Defined in stdlib/sequre/stdlib/learn/

Sequre provides privacy-preserving implementations of common machine learning algorithms. All models are generic over their data type T, so the same code works with Sharetensor, MPU, or plain ndarray.

Linear regression — LinReg[T]

Defined in stdlib/sequre/stdlib/learn/lin_reg.codon

Secure linear regression with bias, supporting batch gradient descent (BGD), mini-batch gradient descent (MBGD), and closed-form solutions for small feature counts.

Construction

from sequre.stdlib.learn.lin_reg import LinReg

model = LinReg[MPU](mpc)                             # empty weights
model = LinReg(initial_weights, optimizer="bgd")      # with initial weights

Methods

Method Signature Description
fit fit(mpc, X, y, step, epochs, verbose=False) Train the model. Returns self.
predict predict(mpc, X, noise_scale=0.0) Predict on new data. Optional DP noise.
loss loss(mpc, X, y) Compute MSE loss \(\|y - X\beta\|^2\)
randomize_weights randomize_weights(mpc, distribution="uniform") Reinitialize weights randomly
estimate_step LinReg.estimate_step(train, test) Static: estimate learning rate from covariance

Attributes

Attribute Type Description
coef_ T Learned weight vector (including bias)
optimizer str "bgd" (batch), "mbgd" (mini-batch), or "" (auto: closed-form if features < 4)

Optimizers

Optimizer Description
"bgd" Batch gradient descent: pre-computes \(X^TX\) and \(X^Ty\), then iterates \(w \leftarrow w + \eta(X^Ty - X^TXw)\)
"mbgd" Mini-batch gradient descent: splits data into 10 batches, same update rule per batch
(auto) If feature count < 4, uses closed-form: \(w = (X^TX)^{-1}X^Ty\)

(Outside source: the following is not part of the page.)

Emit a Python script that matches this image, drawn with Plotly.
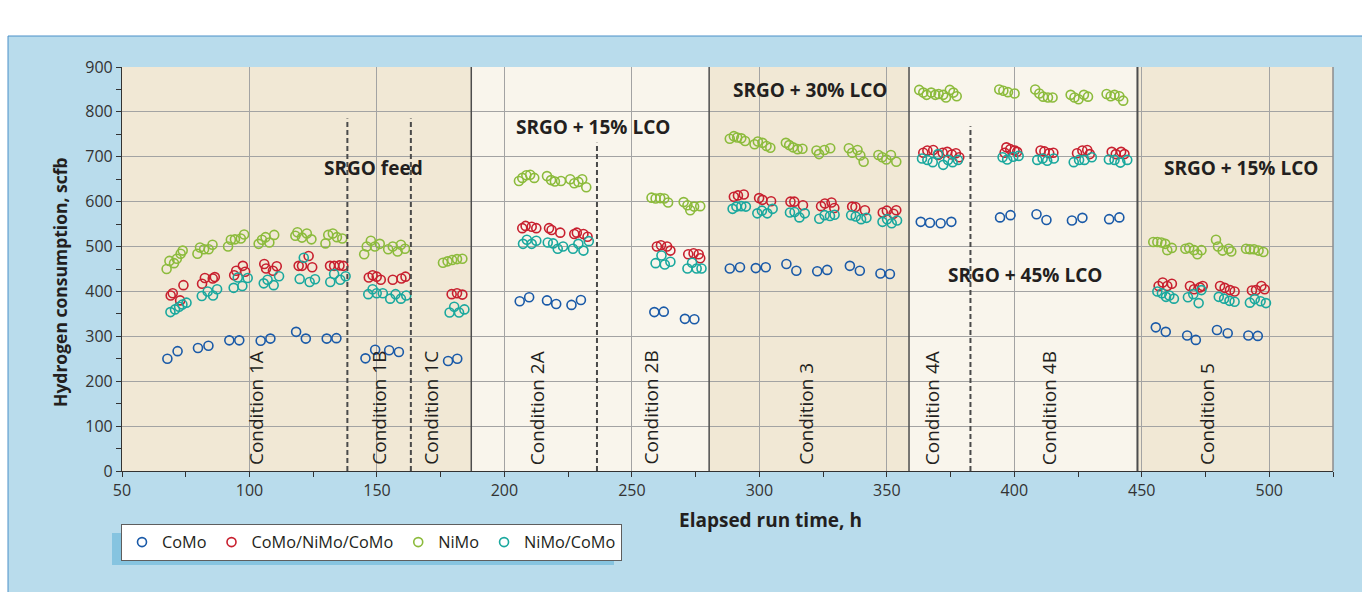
import plotly.graph_objects as go

# ---------------- data (elapsed run time h, hydrogen consumption scfb) ----------------
como_x = [67.8, 71.8, 79.8, 83.9, 92.1, 96.0, 104.4, 108.2, 118.3, 122.1, 130.3, 134.1,
          145.5, 149.3, 154.8, 158.6, 177.9, 181.5,
          206.0, 209.7, 216.7, 220.3, 226.3, 230.0, 258.8, 262.5, 270.8, 274.5,
          288.4, 292.4, 298.6, 302.5, 310.6, 314.5, 322.7, 326.6, 335.5, 339.4, 347.5, 351.2,
          363.3, 366.9, 371.1, 375.3, 394.4, 398.5, 408.7, 412.6, 422.6, 426.7, 437.2, 441.2,
          455.5, 459.4, 467.8, 471.2, 479.5, 483.7, 491.8, 495.5]
como_y = [250, 267, 274, 279, 291, 291, 290, 295, 310, 295, 295, 296,
          251, 270, 269, 265, 245, 250,
          378, 387, 380, 372, 370, 381, 354, 355, 339, 338,
          451, 454, 452, 454, 461, 446, 445, 448, 457, 446, 440, 439,
          555, 553, 552, 555, 565, 570, 572, 559, 558, 564, 561, 565,
          320, 310, 302, 292, 314, 307, 302, 301]

cnc_x = [69.1, 69.9, 72.8, 74.1, 81.4, 82.5, 85.6, 86.4, 94.0, 94.8, 97.4, 98.3, 105.8, 106.5,
         109.2, 110.7, 119.3, 120.6, 123.2, 124.6, 131.6, 133.2, 135.3, 136.8,
         146.8, 148.3, 149.9, 151.5, 156.2, 159.6, 161.2, 179.3, 181.4, 183.5,
         207.0, 208.3, 210.7, 212.5, 217.5, 218.5, 221.9, 227.4, 228.4, 231.0, 232.6,
         259.8, 261.4, 263.8, 265.1, 272.1, 274.2, 276.2, 276.8,
         290.0, 291.6, 293.9, 299.9, 301.2, 304.6, 312.2, 313.7, 317.1, 324.2, 325.7, 328.3,
         329.4, 336.4, 337.7, 341.4, 348.4, 350.0, 353.7, 352.6,
         364.3, 365.9, 368.2, 370.1, 371.9, 373.7, 375.5, 377.1, 378.4,
         396.9, 398.4, 400.1, 401.1, 396.2, 410.3, 411.8, 413.7, 415.3, 424.6, 426.7, 428.6,
         429.6, 438.2, 439.8, 441.9, 443.2,
         456.6, 458.2, 460.0, 461.8, 468.9, 470.5, 472.8, 473.9, 480.7, 482.5, 484.6, 486.4,
         493.2, 494.8, 496.9, 498.2]
cnc_y = [391, 396, 380, 414, 417, 430, 429, 432, 436, 446, 457, 444, 461, 451,
         446, 456, 457, 457, 479, 454, 457, 457, 458, 457,
         431, 436, 433, 426, 426, 429, 433, 394, 396, 393,
         541, 546, 544, 541, 541, 537, 531, 528, 531, 528, 522,
         500, 503, 500, 491, 483, 485, 483, 474,
         611, 614, 616, 608, 604, 601, 600, 600, 592, 590, 596, 598,
         586, 589, 588, 581, 576, 580, 581, 573,
         709, 714, 715, 704, 709, 711, 705, 708, 699,
         721, 717, 714, 711, 709, 714, 712, 708, 709, 708, 714, 715,
         706, 711, 706, 711, 706,
         412, 420, 412, 417, 412, 405, 409, 412, 412, 408, 403, 400,
         402, 403, 412, 405]

nimo_x = [67.5, 68.6, 70.4, 71.5, 73.0, 73.8, 79.6, 80.6, 82.2, 84.0, 85.5, 91.6, 92.7, 94.3,
          96.6, 97.9, 103.6, 104.9, 106.3, 107.8, 109.7, 118.0, 118.8, 120.6, 122.5, 124.3,
          129.8, 130.9, 132.7, 134.3, 136.4,
          145.0, 146.0, 147.6, 149.2, 151.1, 154.4, 156.2, 158.1, 159.4, 161.0,
          175.9, 177.7, 179.5, 181.4, 183.5,
          205.7, 207.0, 208.6, 210.1, 211.7, 216.7, 218.3, 219.8, 222.2, 225.8, 227.4, 229.0,
          230.5, 232.1,
          257.7, 259.3, 261.1, 262.7, 264.2, 270.3, 271.8, 272.9, 274.4, 276.8,
          288.4, 290.0, 291.3, 292.9, 294.4, 298.1, 299.4, 301.2, 302.8, 304.3, 310.4, 311.7,
          313.2, 315.0, 316.9, 322.4, 323.4, 325.5, 327.8, 335.1, 336.4, 338.5, 339.6, 340.9,
          346.7, 348.2, 349.8, 351.6, 353.7,
          362.7, 364.3, 365.6, 367.4, 369.0, 370.3, 372.1, 373.2, 374.7, 376.1, 377.4,
          394.1, 395.7, 397.5, 400.1, 408.2, 409.8, 411.3, 413.2, 415.0, 422.1, 423.6, 425.2,
          427.3, 428.9, 436.2, 437.8, 439.3, 441.2, 442.7,
          454.5, 456.1, 457.7, 459.2, 460.0, 461.8, 467.1, 468.6, 470.5, 471.8, 473.4, 479.1,
          479.9, 481.7, 484.1, 485.1, 490.9, 492.4, 494.0, 495.8, 497.7]
nimo_y = [450, 468, 463, 473, 484, 491, 484, 498, 494, 494, 504, 500, 515, 516,
          518, 527, 506, 515, 521, 509, 526, 524, 532, 520, 529, 516,
          507, 526, 529, 521, 518,
          483, 500, 513, 500, 506, 494, 500, 489, 504, 495,
          464, 467, 470, 472, 473,
          646, 653, 659, 660, 653, 657, 648, 645, 646, 650, 641, 644,
          650, 632,
          609, 607, 608, 607, 598, 599, 592, 581, 589, 590,
          740, 746, 743, 741, 735, 728, 734, 731, 724, 720, 731, 726,
          721, 717, 718, 714, 706, 715, 719, 719, 709, 715, 703, 689,
          704, 699, 694, 704, 689,
          849, 843, 838, 843, 838, 840, 838, 832, 849, 843, 835,
          850, 847, 844, 841, 850, 841, 834, 832, 832, 838, 832, 828,
          838, 834, 840, 835, 838, 835, 825,
          510, 510, 509, 506, 492, 497, 495, 497, 492, 483, 492, 515,
          500, 491, 495, 489, 495, 494, 494, 491, 488]

nc_x = [69.0, 70.8, 72.4, 73.7, 75.3, 81.3, 83.6, 85.7, 87.3, 93.8, 95.4, 97.2, 99.3,
        105.6, 107.1, 109.5, 111.6, 119.7, 121.3, 123.6, 125.7, 131.7, 133.2, 135.6, 137.7,
        146.6, 148.3, 149.9, 152.3, 155.2, 157.3, 159.4, 161.5,
        178.5, 180.3, 182.2, 184.3,
        207.3, 208.8, 210.7, 212.5, 217.0, 219.1, 220.9, 223.0, 226.9, 229.0, 231.0, 233.1,
        259.3, 261.6, 262.9, 265.1, 271.8, 273.6, 275.4, 277.3,
        289.5, 291.0, 292.9, 294.7, 299.2, 301.0, 303.1, 305.2, 312.0, 313.8, 315.7, 317.8,
        323.5, 325.6, 327.7, 329.5, 336.0, 337.8, 339.9, 342.0, 348.3, 350.1, 351.9, 354.0,
        363.8, 365.9, 368.0, 370.1, 372.1, 374.0, 375.8, 377.9,
        395.4, 397.2, 399.6, 401.7, 409.0, 411.1, 412.9, 415.5, 423.3, 425.4, 427.5, 430.4,
        437.1, 439.3, 441.6, 444.3,
        456.1, 457.9, 459.5, 460.8, 462.6, 468.1, 470.2, 472.3, 473.4, 480.2, 482.3, 484.4,
        486.4, 492.4, 494.3, 496.6, 498.7]
nc_y = [354, 360, 366, 371, 375, 390, 400, 391, 405, 408, 431, 412, 430,
        418, 426, 414, 434, 428, 475, 421, 427, 421, 439, 426, 434,
        394, 405, 396, 396, 384, 394, 384, 391,
        353, 366, 353, 360,
        506, 515, 506, 513, 509, 507, 495, 500, 495, 506, 491, 512,
        463, 480, 460, 466, 451, 464, 451, 451,
        584, 589, 590, 589, 574, 580, 574, 584, 576, 577, 565, 574,
        562, 570, 568, 571, 570, 567, 561, 564, 555, 561, 552, 558,
        696, 693, 688, 706, 682, 693, 688, 693,
        699, 694, 700, 702, 693, 696, 691, 696, 688, 693, 693, 699,
        694, 693, 687, 693,
        400, 396, 388, 391, 384, 387, 394, 374, 403, 388, 384, 379,
        377, 375, 383, 378, 374]

series_names = ["CoMo", "CoMo/NiMo/CoMo", "NiMo", "NiMo/CoMo"]
series_colors = ["#1a5aa8", "#c8202f", "#8cbb3c", "#1aa89e"]

# feed / condition layout (h)
band_edges = [50, 187, 280.3, 358.7, 448.3, 525]
band_fills = ["#f1e8d5", "#f9f5ec", "#f1e8d5", "#f9f5ec", "#f1e8d5"]
solid_lines = [187, 280.3, 358.7, 448.3]
dashed_lines = [(138.4, 785), (163.3, 785), (236.3, 731), (382.8, 768)]

feed_labels = ["SRGO feed", "SRGO + 15% LCO", "SRGO + 30% LCO", "SRGO + 45% LCO", "SRGO + 15% LCO"]
feed_x = [148.5, 234.6, 320.0, 404.2, 488.8]
feed_y = [674, 766, 849, 437, 676]

cond_labels = ["Condition 1A", "Condition 1B", "Condition 1C", "Condition 2A", "Condition 2B",
               "Condition 3", "Condition 4A", "Condition 4B", "Condition 5"]
cond_x = [102.6, 150.7, 171.1, 212.9, 257.3, 318.2, 367.8, 413.7, 475.6]

x_ticks = [50, 100, 150, 200, 250, 300, 350, 400, 450, 500]
y_ticks = [0, 100, 200, 300, 400, 500, 600, 700, 800, 900]

# ---------------- figure ----------------
W, H = 1362, 592
L, R, T, B = 122, 29, 67, 121
PW, PH = W - L - R, H - T - B


def px(x):
    return (x - L) / PW


def py(y):
    return (H - B - y) / PH


FONT = "Open Sans, Noto Sans, DejaVu Sans, sans-serif"
TXT = "#231f20"

fig = go.Figure()
for name, col, xs, ys in zip(series_names, series_colors,
                             [como_x, cnc_x, nimo_x, nc_x], [como_y, cnc_y, nimo_y, nc_y]):
    fig.add_trace(go.Scatter(
        x=xs, y=ys, mode="markers", name=name,
        marker=dict(symbol="circle-open", size=9, color=col, line=dict(width=1.6, color=col)),
    ))

shapes = []
# blue panel
shapes.append(dict(type="rect", xref="paper", yref="paper", x0=px(8), x1=px(1370), y0=py(600), y1=py(36),
                   fillcolor="#b9dcec", line=dict(color="#4a90c8", width=1), layer="below"))
# legend shadow
shapes.append(dict(type="rect", xref="paper", yref="paper", x0=px(112), x1=px(614), y0=py(565), y1=py(533),
                   fillcolor="#86c4e0", line=dict(width=0), layer="below"))
# bands
for i, fc in enumerate(band_fills):
    shapes.append(dict(type="rect", xref="x", yref="paper", x0=band_edges[i], x1=band_edges[i + 1],
                       y0=0, y1=1, fillcolor=fc, line=dict(width=0), layer="below"))
for xv in solid_lines:
    shapes.append(dict(type="line", xref="x", yref="paper", x0=xv, x1=xv, y0=0, y1=1,
                       line=dict(color="#4d4d4d", width=2 if xv > 440 else 1.5)))
for xv, ytop in dashed_lines:
    shapes.append(dict(type="line", xref="x", yref="y", x0=xv, x1=xv, y0=0, y1=ytop,
                       line=dict(color="#4a4a4a", width=2, dash="5px,3px")))
# right border of plot
shapes.append(dict(type="line", xref="paper", yref="paper", x0=1, x1=1, y0=0, y1=1,
                   line=dict(color="#8c8c8c", width=1.5)))

annotations = []
for t, xv, yv in zip(feed_labels, feed_x, feed_y):
    annotations.append(dict(x=xv, y=yv, xref="x", yref="y", text="<b>%s</b>" % t, showarrow=False,
                            xanchor="center", yanchor="middle",
                            font=dict(family=FONT, size=19, color=TXT)))
for t, xv in zip(cond_labels, cond_x):
    annotations.append(dict(x=xv, y=9, xref="x", yref="y", text=t, showarrow=False, textangle=-90,
                            xanchor="center", yanchor="bottom", font=dict(family=FONT, size=19, color=TXT)))
annotations.append(dict(x=px(770), y=py(520), xref="paper", yref="paper", text="<b>Elapsed run time, h</b>",
                        xanchor="center", yanchor="middle",
                        showarrow=False, font=dict(family=FONT, size=19, color=TXT)))
annotations.append(dict(x=px(60), y=py(282), xref="paper", yref="paper",
                        text="<b>Hydrogen consumption, scfb</b>", textangle=-90,
                        xanchor="center", yanchor="middle",
                        showarrow=False, font=dict(family=FONT, size=17.5, color=TXT)))

axis_common = dict(showline=True, linecolor="#333333", linewidth=1.2, ticks="outside", ticklen=5,
                   tickcolor="#333333", showgrid=True, gridcolor="#a3a3a3", gridwidth=1,
                   zeroline=False, tickfont=dict(family=FONT, size=16, color="#333333"))

fig.update_layout(
    width=W, height=H,
    margin=dict(l=L, r=R, t=T, b=B, autoexpand=False),
    paper_bgcolor="white",
    plot_bgcolor="#f1e8d5",
    shapes=shapes,
    annotations=annotations,
    xaxis=dict(range=[50, 525], tickvals=x_ticks, ticktext=[str(v) for v in x_ticks],
               minor=dict(dtick=25, tick0=50, ticks="outside", ticklen=5, tickcolor="#333333", showgrid=False),
               **axis_common),
    yaxis=dict(range=[0, 900], tickvals=y_ticks, ticktext=[str(v) for v in y_ticks],
               minor=dict(dtick=50, tick0=0, ticks="outside", ticklen=5, tickcolor="#333333", showgrid=False),
               **axis_common),
    showlegend=True,
    legend=dict(orientation="h", x=px(121), y=py(524), xanchor="left", yanchor="top",
                bgcolor="white", bordercolor="#5e5e5e", borderwidth=1,
                font=dict(family=FONT, size=16.3, color=TXT), itemwidth=30, tracegroupgap=0),
)

fig.write_html(
    "out.html",
    config={"displayModeBar": False},
    post_script="document.body.style.margin='0';document.body.style.overflow='hidden';",
)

Logistic regression — LogReg[T]

Defined in stdlib/sequre/stdlib/learn/log_reg.codon

Secure logistic regression supporting binary (sigmoid) and multinomial (softmax) classification via Chebyshev-approximated activation functions.

Construction

from sequre.stdlib.learn.log_reg import LogReg

model = LogReg(initial_weights, optimizer="bgd", interval=(-50.0, 10.0), variant="binary")
model = LogReg(initial_weights, variant="multinomial", interval=(-20.0, 0.0))

Methods

Method Signature Description
fit fit(mpc, X, y, step, epochs, verbose=False) Train the model. Returns self.
predict predict(mpc, X) Predict class probabilities
loss loss(mpc, X, y) Compute cross-entropy loss
randomize_weights randomize_weights(mpc, distribution="uniform") Reinitialize weights randomly

Attributes

Attribute Type Description
coef_ T Learned weight matrix
optimizer str "bgd" or "mbgd"
variant str "binary" (sigmoid activation) or "multinomial" (softmax activation)
interval tuple[float, float] Chebyshev approximation interval for the activation function

Activation functions

Variant Activation Chebyshev approximation
"binary" \(\sigma(z) = \frac{1}{1+e^{-z}}\) chebyshev_sigmoid with clipping
"multinomial" \(\text{softmax}(z) = \frac{e^{z_i - \max(z)}}{\sum e^{z_j - \max(z)}}\) chebyshev_exp with shift and clipping

Linear SVM

Defined in stdlib/sequre/stdlib/learn/lin_svm.codon

Secure linear support-vector machine with hinge loss. Provides both offline (plaintext) and secure (MPC) implementations.

Secure functions

Function Signature Description
backprop backprop(mpc, x, y, w, b, l2) Single-sample gradient computation
lsvm_predict lsvm_predict(mpc, X, w, b) Predict: \(Xw - b\)
lsvm_score lsvm_score(mpc, X, Y, w, b, l2) Hinge loss + L2 regularization
lsvm_train lsvm_train(mpc, X, Y, eta, epochs, l2, mini_batch_size, optimizer) Full training loop

Optimizers

Optimizer Description
"sgd" Stochastic gradient descent (single-sample updates)
"bgd" Batch gradient descent (full-dataset gradient)
"mbgd" Mini-batch gradient descent

Offline (plaintext) counterparts

For benchmarking and data preparation: offline_backprop, offline_lsvm_predict, offline_lsvm_score, offline_lsvm_train.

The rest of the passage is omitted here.